Data block:
□ □ □

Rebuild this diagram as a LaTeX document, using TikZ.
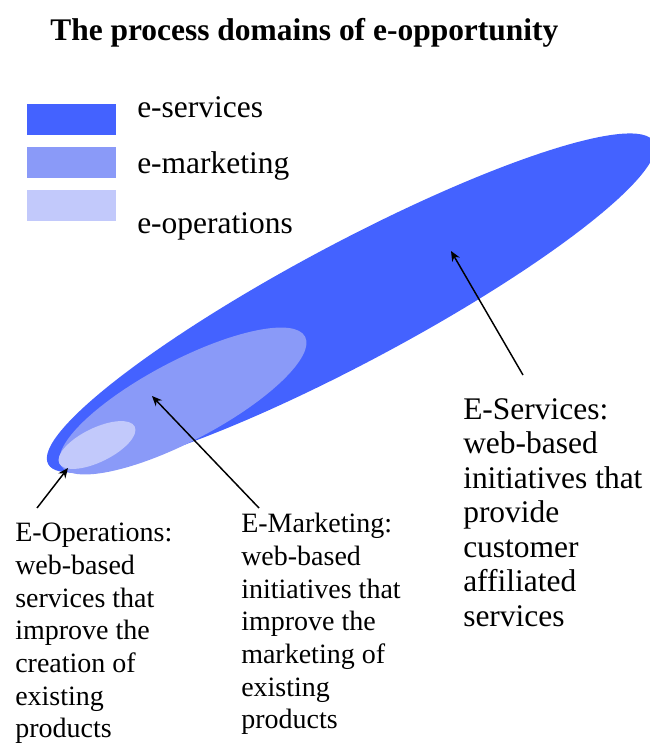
\documentclass[tikz,border=0pt]{standalone}
\usepackage{fontspec}
\setmainfont{Liberation Serif}
\usetikzlibrary{arrows.meta,positioning,calc}
\definecolor{svcblue}{RGB}{68,98,255}
\definecolor{mktblue}{RGB}{138,154,248}
\definecolor{opsblue}{RGB}{194,201,251}

\begin{document}
\begin{tikzpicture}[
    x=0.75pt, y=-0.75pt,
    keybox/.style={inner sep=0pt, minimum width=66.75pt, minimum height=23pt, anchor=north west},
    keytext/.style={font=\fontsize{23.6}{26}\selectfont, anchor=base west, inner sep=0pt},
    note/.style={align=left, anchor=north west, inner sep=0pt, font=\fontsize{21}{24.5}\selectfont},
    pointer/.style={-{Stealth[length=7.5pt, width=6.5pt]}, line width=1.1pt}
]
\useasboundingbox (0,0) rectangle (650,744);

\node[font=\bfseries\fontsize{23.6}{26}\selectfont, anchor=base west, inner sep=0pt] (title) at (50,40) {The process domains of e-opportunity};

% the three domains, largest first
\fill[svcblue, rotate around={28:(351,303)}] (351,303) ellipse [x radius=343, y radius=60];
\fill[mktblue, rotate around={27.8:(183,401)}] (183,401) ellipse [x radius=138, y radius=40];
\fill[opsblue, rotate around={26:(97,445)}] (97,445) ellipse [x radius=42, y radius=17];

% key
\foreach \i/\col/\top/\base/\txt in {1/svcblue/104/117/e-services, 2/mktblue/147/173/e-marketing, 3/opsblue/190/233/e-operations} {
  \node[keybox, fill=\col] (key\i) at (27,\top) {};
  \node[keytext] (keytxt\i) at (137,\base) {\txt};
}

\coordinate (svc-spot) at (451,251);
\coordinate (mkt-spot) at (152,396);
\coordinate (ops-spot) at (68,468);

\node[note, font=\fontsize{23.6}{25.9}\selectfont] (svc-note) at (463,398) {E-Services:\\web-based\\initiatives that\\provide\\customer\\affiliated\\services};
\node[note] (mkt-note) at (241,513) {E-Marketing:\\web-based\\initiatives that\\improve the\\marketing of\\existing\\products};
\node[note] (ops-note) at (15,523) {E-Operations:\\web-based\\services that\\improve the\\creation of\\existing\\products};

\draw[pointer] ([shift={(60,-23)}]svc-note.north west) -- (svc-spot);
\draw[pointer] ([shift={(18,-5)}]mkt-note.north west) -- (mkt-spot);
\draw[pointer] ([shift={(22,-15)}]ops-note.north west) -- (ops-spot);
\end{tikzpicture}
\end{document}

□ □ □

Exercise: Without including any pictures, reproduce the listing exactly.

Exercise answer:
Rebuild this diagram as a LaTeX document, using TikZ.
\documentclass[tikz,border=0pt]{standalone}
\usepackage{fontspec}
\setmainfont{Liberation Serif}
\usetikzlibrary{arrows.meta,positioning,calc}
\definecolor{svcblue}{RGB}{68,98,255}
\definecolor{mktblue}{RGB}{138,154,248}
\definecolor{opsblue}{RGB}{194,201,251}

\begin{document}
\begin{tikzpicture}[
    x=0.75pt, y=-0.75pt,
    keybox/.style={inner sep=0pt, minimum width=66.75pt, minimum height=23pt, anchor=north west},
    keytext/.style={font=\fontsize{23.6}{26}\selectfont, anchor=base west, inner sep=0pt},
    note/.style={align=left, anchor=north west, inner sep=0pt, font=\fontsize{21}{24.5}\selectfont},
    pointer/.style={-{Stealth[length=7.5pt, width=6.5pt]}, line width=1.1pt}
]
\useasboundingbox (0,0) rectangle (650,744);

\node[font=\bfseries\fontsize{23.6}{26}\selectfont, anchor=base west, inner sep=0pt] (title) at (50,40) {The process domains of e-opportunity};

% the three domains, largest first
\fill[svcblue, rotate around={28:(351,303)}] (351,303) ellipse [x radius=343, y radius=60];
\fill[mktblue, rotate around={27.8:(183,401)}] (183,401) ellipse [x radius=138, y radius=40];
\fill[opsblue, rotate around={26:(97,445)}] (97,445) ellipse [x radius=42, y radius=17];

% key
\foreach \i/\col/\top/\base/\txt in {1/svcblue/104/117/e-services, 2/mktblue/147/173/e-marketing, 3/opsblue/190/233/e-operations} {
  \node[keybox, fill=\col] (key\i) at (27,\top) {};
  \node[keytext] (keytxt\i) at (137,\base) {\txt};
}

\coordinate (svc-spot) at (451,251);
\coordinate (mkt-spot) at (152,396);
\coordinate (ops-spot) at (68,468);

\node[note, font=\fontsize{23.6}{25.9}\selectfont] (svc-note) at (463,398) {E-Services:\\web-based\\initiatives that\\provide\\customer\\affiliated\\services};
\node[note] (mkt-note) at (241,513) {E-Marketing:\\web-based\\initiatives that\\improve the\\marketing of\\existing\\products};
\node[note] (ops-note) at (15,523) {E-Operations:\\web-based\\services that\\improve the\\creation of\\existing\\products};

\draw[pointer] ([shift={(60,-23)}]svc-note.north west) -- (svc-spot);
\draw[pointer] ([shift={(18,-5)}]mkt-note.north west) -- (mkt-spot);
\draw[pointer] ([shift={(22,-15)}]ops-note.north west) -- (ops-spot);
\end{tikzpicture}
\end{document}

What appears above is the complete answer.